Question

An arsenious sulphide sol carries a negative charge. The maximum precipitating power of this sol is possessed by:
(A) ${{K}_{2}}S{{O}_{4}}$
(B) $CaC{{l}_{2}}$
(C) $N{{a}_{3}}P{{O}_{4}}$
(D) $AlC{{l}_{3}}$

Answer 1

To answer this question we should know about the coagulating power of a sol and Hardy-Schulze rule. When a charged sol comes in the vicinity of the charge opposite to the charge it is carrying then it gets coagulated or precipitated.

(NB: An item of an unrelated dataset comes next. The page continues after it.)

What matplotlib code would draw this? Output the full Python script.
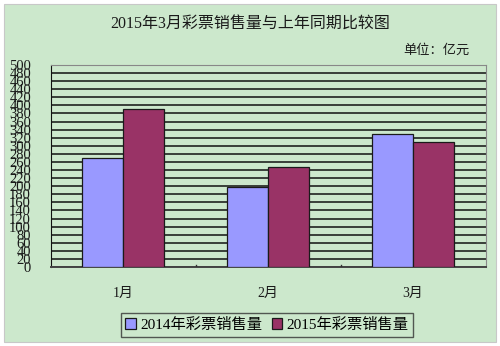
import numpy as np
import matplotlib.pyplot as plt
from matplotlib.patches import Rectangle

### Data
months = ['1月', '2月', '3月']
sales_2014 = [270, 198, 328]
sales_2015 = [391, 247, 309]
labels = ['2014年彩票销售量', '2015年彩票销售量']
y_ticks = list(range(0, 501, 20))

### Fonts
fam = ['Liberation Serif', 'Noto Sans CJK SC']
plt.rcParams['font.family'] = fam

bg = '#cce8cc'
fig = plt.figure(figsize=(5.0, 3.46), dpi=100, facecolor='white')
fig.patches.append(Rectangle((4 / 500, 4 / 346), 492 / 500, 338 / 346,
                             transform=fig.transFigure, facecolor=bg,
                             edgecolor='#c8c8c8', lw=0.8, zorder=-10))

ax = fig.add_axes([50.5 / 500, 79 / 346, 435 / 500, 202 / 346])
ax.set_facecolor(bg)

x = np.arange(len(months))
w = 0.286
ax.bar(x - w / 2, sales_2014, w, color='#9999ff', edgecolor='#1a1a1a', lw=0.9,
       label=labels[0], zorder=3)
ax.bar(x + w / 2, sales_2015, w, color='#993366', edgecolor='#1a1a1a', lw=0.9,
       label=labels[1], zorder=3)

ax.set_xlim(-0.5, 2.5)
ax.set_ylim(0, 500)
ax.set_yticks(y_ticks)
ax.set_yticklabels([str(v) for v in y_ticks], fontsize=10.5, color='#1a1a1a')
ax.tick_params(axis='y', length=0, pad=14)
ax.set_xticks(x)
ax.set_xticklabels(months, fontsize=10, color='#1a1a1a')
ax.tick_params(axis='x', length=0, pad=14)
for xb in [0.5, 1.5]:
    ax.plot([xb, xb], [0, 6], color='#333333', lw=1, zorder=4)

ax.grid(axis='y', color='#111111', lw=1.1, zorder=0)
ax.set_axisbelow(True)
ax.spines['left'].set_color('#111111')
ax.spines['bottom'].set_color('#444444')
ax.spines['bottom'].set_linewidth(1.4)
ax.spines['top'].set_color('#888888')
ax.spines['right'].set_color('#888888')

fig.text(0.5, 1 - 25 / 346, '2015年3月彩票销售量与上年同期比较图', ha='center',
         va='center', fontsize=11.5, family=fam, color='#1a1a1a')
fig.text(470 / 500, 1 - 50 / 346, '单位：亿元', ha='right', va='center',
         fontsize=9.5, family=fam, color='#1a1a1a')

leg = fig.legend(loc='center', bbox_to_anchor=(267 / 500, 1 - 325 / 346), ncol=2,
                 fontsize=11, frameon=True, fancybox=False, handlelength=0.7,
                 handleheight=0.7, handletextpad=0.3, columnspacing=0.6,
                 borderpad=0.3)
leg.get_frame().set_facecolor(bg)
leg.get_frame().set_edgecolor('#333333')
leg.get_frame().set_linewidth(1)

fig.savefig('out.png', dpi=100, facecolor='white')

Complete step by step solution:

Let’s look at the answer:
- The arsenious sulphide sol given in the question carries a negative charge on it. It will get precipitated when a positive charge will come into its contact.
- The process of precipitation of a colloidal solution by the addition of an electrolyte in excess is termed as its coagulation or flocculation.
- Negatively charged sols are precipitated by cations while positively charged sols are precipitated by anions. This is governed by Hardy-Schulze rule as:
“According to Hardy-Schulze rule, the greater the valency of the flocculating ion (ion carrying opposite charge to the sol) the greater will be its coagulating power.”
Now, in ${{K}_{2}}S{{O}_{4}}$, K is the cation and it carries +1 charge on it. In $CaC{{l}_{2}}$, Ca is the cation and it carries a +2 charge on it. In $N{{a}_{3}}P{{O}_{4}}$, Na is the cation and it carries +1 charge on it. In $AlC{{l}_{3}}$, Al is the cation and it carries a +3 charge on it.
Therefore, $AlC{{l}_{3}}$will cause maximum precipitation of the given sol.
Hence, the answer to the given question is option (D)

Note: While answering the above question, the charges on the various ions should be remembered carefully. If a positively charged sol is given in the question then its coagulation will depend on the amount of charge on the negative ion. Greater the negative charge, maximum will be the coagulation.